**Exercise task**. Pictures in the data should be dropped; transcribe exactly the lines from the one that has "Write a web" through the one that has "3819, 3903, 3957];".

**Dataset content**.
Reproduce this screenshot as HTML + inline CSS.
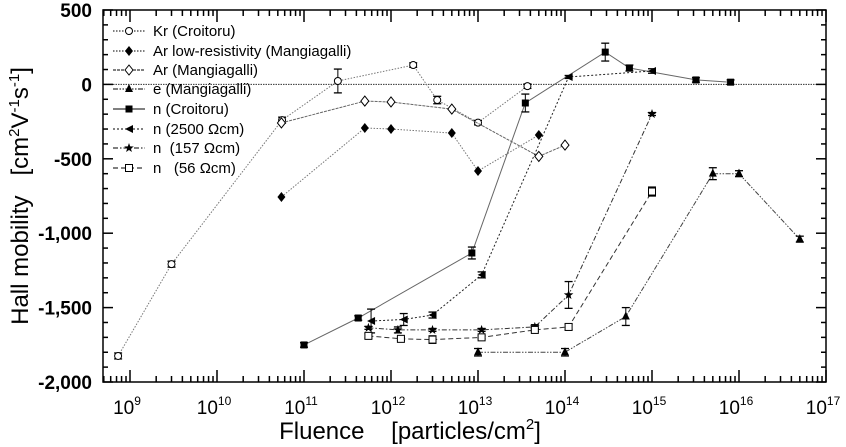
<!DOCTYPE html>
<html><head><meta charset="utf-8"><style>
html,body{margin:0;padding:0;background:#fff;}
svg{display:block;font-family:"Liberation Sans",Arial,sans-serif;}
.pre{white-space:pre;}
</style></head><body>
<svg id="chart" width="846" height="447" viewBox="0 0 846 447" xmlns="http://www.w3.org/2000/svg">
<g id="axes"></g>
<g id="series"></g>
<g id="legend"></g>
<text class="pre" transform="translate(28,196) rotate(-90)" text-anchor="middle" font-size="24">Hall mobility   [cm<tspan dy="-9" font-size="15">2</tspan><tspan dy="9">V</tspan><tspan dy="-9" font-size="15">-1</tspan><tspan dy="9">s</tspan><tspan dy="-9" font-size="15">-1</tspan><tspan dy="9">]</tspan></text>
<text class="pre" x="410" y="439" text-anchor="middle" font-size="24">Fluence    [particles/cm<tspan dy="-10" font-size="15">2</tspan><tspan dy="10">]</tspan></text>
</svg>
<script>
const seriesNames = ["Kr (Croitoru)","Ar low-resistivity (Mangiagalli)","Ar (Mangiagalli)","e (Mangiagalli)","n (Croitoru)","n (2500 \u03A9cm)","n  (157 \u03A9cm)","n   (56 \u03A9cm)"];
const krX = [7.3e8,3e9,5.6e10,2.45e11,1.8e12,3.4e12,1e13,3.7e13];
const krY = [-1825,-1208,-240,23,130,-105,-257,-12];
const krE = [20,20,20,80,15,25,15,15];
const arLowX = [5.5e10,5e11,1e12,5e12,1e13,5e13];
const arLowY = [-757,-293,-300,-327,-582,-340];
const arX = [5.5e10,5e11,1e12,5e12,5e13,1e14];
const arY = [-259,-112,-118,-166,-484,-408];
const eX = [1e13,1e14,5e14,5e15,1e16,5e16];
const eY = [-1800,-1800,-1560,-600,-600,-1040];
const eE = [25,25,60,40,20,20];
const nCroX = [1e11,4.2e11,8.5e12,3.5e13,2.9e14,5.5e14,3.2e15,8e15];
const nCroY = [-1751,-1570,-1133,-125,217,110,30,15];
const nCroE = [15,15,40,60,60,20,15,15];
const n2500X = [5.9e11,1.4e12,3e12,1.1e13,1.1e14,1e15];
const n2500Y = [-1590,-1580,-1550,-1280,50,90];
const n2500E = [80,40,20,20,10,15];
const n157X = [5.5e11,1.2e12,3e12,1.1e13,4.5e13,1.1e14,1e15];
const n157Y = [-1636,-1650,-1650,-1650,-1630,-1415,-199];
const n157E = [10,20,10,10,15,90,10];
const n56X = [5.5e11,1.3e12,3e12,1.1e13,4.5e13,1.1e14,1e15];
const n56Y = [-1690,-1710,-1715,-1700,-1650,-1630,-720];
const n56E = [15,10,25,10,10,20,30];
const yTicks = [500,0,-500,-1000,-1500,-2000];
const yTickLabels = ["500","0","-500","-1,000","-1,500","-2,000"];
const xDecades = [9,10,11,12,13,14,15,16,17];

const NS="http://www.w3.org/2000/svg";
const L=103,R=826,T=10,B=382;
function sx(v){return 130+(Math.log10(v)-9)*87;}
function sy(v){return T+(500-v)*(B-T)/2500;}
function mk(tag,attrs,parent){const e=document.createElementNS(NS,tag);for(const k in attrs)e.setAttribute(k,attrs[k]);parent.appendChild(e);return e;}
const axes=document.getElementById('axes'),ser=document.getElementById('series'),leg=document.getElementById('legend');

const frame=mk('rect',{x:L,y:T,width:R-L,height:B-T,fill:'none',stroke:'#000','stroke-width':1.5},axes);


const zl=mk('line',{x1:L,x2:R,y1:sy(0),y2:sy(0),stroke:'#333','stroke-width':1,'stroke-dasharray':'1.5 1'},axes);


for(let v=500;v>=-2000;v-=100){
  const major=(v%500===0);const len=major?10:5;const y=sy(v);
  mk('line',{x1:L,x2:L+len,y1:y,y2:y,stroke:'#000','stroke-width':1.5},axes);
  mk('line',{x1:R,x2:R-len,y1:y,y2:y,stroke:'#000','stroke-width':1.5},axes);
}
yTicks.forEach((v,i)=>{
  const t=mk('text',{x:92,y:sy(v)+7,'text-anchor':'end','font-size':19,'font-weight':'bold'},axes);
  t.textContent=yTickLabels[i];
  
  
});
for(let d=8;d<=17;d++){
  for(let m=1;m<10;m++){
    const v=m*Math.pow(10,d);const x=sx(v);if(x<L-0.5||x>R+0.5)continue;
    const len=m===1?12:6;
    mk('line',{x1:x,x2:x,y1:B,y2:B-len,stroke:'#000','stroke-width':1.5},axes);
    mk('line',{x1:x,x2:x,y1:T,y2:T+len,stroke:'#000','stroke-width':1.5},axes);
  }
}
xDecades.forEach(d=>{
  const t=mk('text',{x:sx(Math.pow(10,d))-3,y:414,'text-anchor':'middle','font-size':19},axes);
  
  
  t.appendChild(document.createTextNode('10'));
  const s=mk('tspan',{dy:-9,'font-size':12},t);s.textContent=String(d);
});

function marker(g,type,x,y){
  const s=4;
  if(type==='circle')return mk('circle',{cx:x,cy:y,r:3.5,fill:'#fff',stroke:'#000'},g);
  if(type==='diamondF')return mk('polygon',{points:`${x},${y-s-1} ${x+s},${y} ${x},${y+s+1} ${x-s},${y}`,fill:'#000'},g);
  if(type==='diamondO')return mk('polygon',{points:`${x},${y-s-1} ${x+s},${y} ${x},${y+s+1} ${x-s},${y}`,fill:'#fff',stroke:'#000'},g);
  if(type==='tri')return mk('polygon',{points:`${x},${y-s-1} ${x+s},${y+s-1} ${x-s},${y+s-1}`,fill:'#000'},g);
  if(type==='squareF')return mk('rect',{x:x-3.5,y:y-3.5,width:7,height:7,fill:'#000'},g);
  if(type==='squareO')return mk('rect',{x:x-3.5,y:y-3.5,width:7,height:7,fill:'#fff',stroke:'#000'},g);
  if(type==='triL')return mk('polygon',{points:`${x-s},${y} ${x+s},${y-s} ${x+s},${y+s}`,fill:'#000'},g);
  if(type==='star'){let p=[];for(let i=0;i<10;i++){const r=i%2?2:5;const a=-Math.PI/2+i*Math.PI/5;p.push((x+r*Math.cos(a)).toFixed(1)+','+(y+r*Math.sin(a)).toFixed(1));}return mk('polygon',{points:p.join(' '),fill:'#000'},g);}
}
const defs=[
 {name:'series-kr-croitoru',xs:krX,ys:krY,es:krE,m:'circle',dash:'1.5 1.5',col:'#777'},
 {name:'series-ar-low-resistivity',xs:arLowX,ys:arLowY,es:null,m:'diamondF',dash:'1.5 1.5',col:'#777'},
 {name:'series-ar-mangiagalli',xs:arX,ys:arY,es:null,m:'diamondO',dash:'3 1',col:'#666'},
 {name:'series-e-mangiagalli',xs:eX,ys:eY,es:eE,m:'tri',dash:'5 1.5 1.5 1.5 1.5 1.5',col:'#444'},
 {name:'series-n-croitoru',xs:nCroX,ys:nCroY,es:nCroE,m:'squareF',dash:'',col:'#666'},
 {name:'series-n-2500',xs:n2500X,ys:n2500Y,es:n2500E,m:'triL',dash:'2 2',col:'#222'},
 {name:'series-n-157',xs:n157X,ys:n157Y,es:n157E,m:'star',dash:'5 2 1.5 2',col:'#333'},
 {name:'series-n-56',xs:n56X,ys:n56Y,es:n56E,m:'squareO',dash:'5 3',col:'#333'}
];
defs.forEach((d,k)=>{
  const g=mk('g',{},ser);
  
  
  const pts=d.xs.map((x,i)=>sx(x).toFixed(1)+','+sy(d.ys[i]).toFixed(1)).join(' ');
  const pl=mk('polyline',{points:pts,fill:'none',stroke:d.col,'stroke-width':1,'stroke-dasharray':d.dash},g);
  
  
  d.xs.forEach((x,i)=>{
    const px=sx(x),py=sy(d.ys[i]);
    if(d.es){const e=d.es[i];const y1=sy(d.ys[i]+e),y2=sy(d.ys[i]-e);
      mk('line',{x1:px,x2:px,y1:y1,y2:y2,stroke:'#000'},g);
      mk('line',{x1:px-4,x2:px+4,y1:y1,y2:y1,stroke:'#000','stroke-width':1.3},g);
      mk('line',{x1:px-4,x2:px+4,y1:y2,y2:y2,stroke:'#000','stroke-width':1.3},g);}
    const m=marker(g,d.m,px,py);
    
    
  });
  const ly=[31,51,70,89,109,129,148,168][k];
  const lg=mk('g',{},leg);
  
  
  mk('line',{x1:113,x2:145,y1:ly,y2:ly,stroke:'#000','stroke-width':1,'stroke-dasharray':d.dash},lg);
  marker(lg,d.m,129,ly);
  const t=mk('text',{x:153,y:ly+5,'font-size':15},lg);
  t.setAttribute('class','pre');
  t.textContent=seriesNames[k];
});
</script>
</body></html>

---

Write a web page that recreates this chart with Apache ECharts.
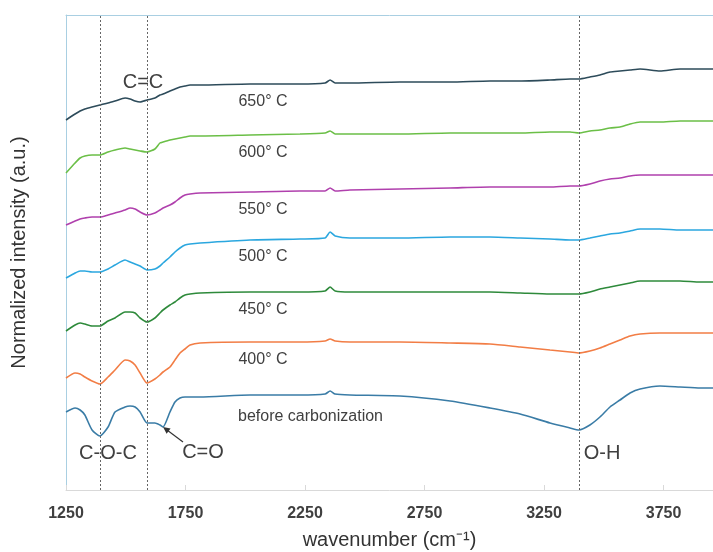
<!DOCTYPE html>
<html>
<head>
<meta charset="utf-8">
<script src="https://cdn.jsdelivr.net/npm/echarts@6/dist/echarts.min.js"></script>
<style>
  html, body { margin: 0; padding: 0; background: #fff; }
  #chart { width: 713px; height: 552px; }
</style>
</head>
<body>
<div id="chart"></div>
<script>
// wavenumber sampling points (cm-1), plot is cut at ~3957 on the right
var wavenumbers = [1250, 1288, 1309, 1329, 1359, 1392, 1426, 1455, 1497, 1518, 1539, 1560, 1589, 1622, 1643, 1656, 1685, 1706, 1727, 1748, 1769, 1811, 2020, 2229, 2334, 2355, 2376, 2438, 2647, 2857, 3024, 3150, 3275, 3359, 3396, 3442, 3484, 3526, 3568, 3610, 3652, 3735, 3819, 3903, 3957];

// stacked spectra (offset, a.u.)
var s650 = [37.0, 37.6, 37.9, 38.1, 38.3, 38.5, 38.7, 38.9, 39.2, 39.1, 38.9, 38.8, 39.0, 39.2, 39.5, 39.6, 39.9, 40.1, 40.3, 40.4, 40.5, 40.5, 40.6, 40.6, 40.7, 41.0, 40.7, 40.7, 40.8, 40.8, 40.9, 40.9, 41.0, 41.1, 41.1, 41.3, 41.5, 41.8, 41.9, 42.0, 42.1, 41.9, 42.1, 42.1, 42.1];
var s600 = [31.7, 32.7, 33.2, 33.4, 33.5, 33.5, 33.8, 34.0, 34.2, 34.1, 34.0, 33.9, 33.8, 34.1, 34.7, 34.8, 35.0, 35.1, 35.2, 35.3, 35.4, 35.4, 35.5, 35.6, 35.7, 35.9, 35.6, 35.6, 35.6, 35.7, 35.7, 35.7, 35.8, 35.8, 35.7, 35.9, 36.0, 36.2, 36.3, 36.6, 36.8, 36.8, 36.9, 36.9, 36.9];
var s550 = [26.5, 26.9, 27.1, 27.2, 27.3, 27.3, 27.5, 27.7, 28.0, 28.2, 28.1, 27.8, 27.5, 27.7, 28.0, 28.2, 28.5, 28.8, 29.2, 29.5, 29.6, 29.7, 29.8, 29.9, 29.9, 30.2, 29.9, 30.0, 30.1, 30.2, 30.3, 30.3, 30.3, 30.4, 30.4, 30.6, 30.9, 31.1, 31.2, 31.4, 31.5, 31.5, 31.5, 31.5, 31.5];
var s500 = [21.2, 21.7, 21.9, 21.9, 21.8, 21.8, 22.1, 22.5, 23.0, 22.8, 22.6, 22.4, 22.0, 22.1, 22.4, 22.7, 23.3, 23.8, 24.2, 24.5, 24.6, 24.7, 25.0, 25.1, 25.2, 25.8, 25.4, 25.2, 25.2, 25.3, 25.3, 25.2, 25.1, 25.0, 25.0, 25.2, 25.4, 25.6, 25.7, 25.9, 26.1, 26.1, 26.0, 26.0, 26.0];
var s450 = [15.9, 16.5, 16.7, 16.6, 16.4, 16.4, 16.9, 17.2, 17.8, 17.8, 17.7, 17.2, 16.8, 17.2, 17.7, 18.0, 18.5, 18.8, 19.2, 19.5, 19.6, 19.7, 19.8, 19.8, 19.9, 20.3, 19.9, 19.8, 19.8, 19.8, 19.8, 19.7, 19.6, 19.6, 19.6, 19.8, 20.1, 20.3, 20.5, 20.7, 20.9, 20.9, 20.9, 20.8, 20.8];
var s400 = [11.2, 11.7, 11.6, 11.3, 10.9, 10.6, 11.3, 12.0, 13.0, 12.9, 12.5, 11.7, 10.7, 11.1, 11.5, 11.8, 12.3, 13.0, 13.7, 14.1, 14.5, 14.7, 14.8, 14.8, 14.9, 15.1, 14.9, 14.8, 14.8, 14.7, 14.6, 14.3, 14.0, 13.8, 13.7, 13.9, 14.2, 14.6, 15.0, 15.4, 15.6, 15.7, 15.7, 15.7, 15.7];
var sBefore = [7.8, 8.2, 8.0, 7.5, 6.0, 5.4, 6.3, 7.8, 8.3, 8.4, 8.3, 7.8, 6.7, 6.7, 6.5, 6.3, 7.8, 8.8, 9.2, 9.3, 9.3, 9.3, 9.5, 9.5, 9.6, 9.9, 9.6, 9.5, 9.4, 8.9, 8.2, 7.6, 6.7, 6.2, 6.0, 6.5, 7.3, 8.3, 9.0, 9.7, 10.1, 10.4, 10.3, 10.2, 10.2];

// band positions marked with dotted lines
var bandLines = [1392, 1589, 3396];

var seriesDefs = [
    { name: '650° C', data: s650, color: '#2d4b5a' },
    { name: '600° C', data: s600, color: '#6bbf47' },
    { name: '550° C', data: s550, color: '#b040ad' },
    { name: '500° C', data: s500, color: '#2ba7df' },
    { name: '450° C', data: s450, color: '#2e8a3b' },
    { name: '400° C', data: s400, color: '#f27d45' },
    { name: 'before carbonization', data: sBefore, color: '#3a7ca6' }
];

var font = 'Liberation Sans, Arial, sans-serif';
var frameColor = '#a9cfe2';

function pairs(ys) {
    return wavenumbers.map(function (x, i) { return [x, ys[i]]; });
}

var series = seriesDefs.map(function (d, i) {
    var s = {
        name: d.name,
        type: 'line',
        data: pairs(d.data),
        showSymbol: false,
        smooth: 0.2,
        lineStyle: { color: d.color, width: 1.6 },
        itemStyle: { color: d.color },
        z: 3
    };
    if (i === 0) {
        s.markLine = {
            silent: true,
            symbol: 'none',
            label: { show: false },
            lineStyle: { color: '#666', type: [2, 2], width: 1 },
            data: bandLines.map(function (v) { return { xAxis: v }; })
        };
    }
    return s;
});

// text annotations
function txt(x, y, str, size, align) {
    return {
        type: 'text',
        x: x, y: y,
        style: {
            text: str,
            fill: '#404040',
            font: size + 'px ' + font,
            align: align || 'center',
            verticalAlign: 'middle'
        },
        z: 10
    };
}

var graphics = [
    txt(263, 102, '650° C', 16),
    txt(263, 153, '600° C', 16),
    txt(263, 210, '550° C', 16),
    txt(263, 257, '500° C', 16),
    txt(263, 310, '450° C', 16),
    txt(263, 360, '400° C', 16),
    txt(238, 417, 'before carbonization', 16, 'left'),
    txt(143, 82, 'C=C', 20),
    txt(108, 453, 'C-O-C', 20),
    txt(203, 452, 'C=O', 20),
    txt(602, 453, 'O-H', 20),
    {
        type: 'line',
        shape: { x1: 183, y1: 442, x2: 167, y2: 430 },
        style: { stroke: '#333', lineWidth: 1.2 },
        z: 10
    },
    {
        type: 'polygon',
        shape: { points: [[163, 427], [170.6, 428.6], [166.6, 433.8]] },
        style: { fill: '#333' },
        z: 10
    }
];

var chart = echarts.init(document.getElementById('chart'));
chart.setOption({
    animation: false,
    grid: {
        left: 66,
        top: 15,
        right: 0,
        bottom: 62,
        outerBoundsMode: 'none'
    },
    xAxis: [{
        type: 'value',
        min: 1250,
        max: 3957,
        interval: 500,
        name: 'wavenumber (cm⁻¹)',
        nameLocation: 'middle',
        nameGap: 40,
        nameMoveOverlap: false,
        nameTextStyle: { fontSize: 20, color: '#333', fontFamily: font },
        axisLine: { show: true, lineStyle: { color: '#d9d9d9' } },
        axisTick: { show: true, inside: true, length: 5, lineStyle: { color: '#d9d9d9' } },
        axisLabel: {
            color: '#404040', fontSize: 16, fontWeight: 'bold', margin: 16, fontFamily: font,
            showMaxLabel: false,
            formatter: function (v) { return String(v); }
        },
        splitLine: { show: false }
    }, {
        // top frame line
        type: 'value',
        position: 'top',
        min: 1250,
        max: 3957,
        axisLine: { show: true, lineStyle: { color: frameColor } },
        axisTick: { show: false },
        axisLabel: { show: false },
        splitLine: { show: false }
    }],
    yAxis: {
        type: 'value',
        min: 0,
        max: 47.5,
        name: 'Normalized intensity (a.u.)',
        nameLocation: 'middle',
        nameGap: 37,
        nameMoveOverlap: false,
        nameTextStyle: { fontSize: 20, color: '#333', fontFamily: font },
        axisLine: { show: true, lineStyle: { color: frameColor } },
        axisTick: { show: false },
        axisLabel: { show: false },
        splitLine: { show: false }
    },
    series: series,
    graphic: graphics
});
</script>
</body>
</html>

**Result below**.
Write a web page that recreates this chart with Apache ECharts.
<!DOCTYPE html>
<html>
<head>
<meta charset="utf-8">
<script src="https://cdn.jsdelivr.net/npm/echarts@6/dist/echarts.min.js"></script>
<style>
  html, body { margin: 0; padding: 0; background: #fff; }
  #chart { width: 713px; height: 552px; }
</style>
</head>
<body>
<div id="chart"></div>
<script>
// wavenumber sampling points (cm-1), plot is cut at ~3957 on the right
var wavenumbers = [1250, 1288, 1309, 1329, 1359, 1392, 1426, 1455, 1497, 1518, 1539, 1560, 1589, 1622, 1643, 1656, 1685, 1706, 1727, 1748, 1769, 1811, 2020, 2229, 2334, 2355, 2376, 2438, 2647, 2857, 3024, 3150, 3275, 3359, 3396, 3442, 3484, 3526, 3568, 3610, 3652, 3735, 3819, 3903, 3957];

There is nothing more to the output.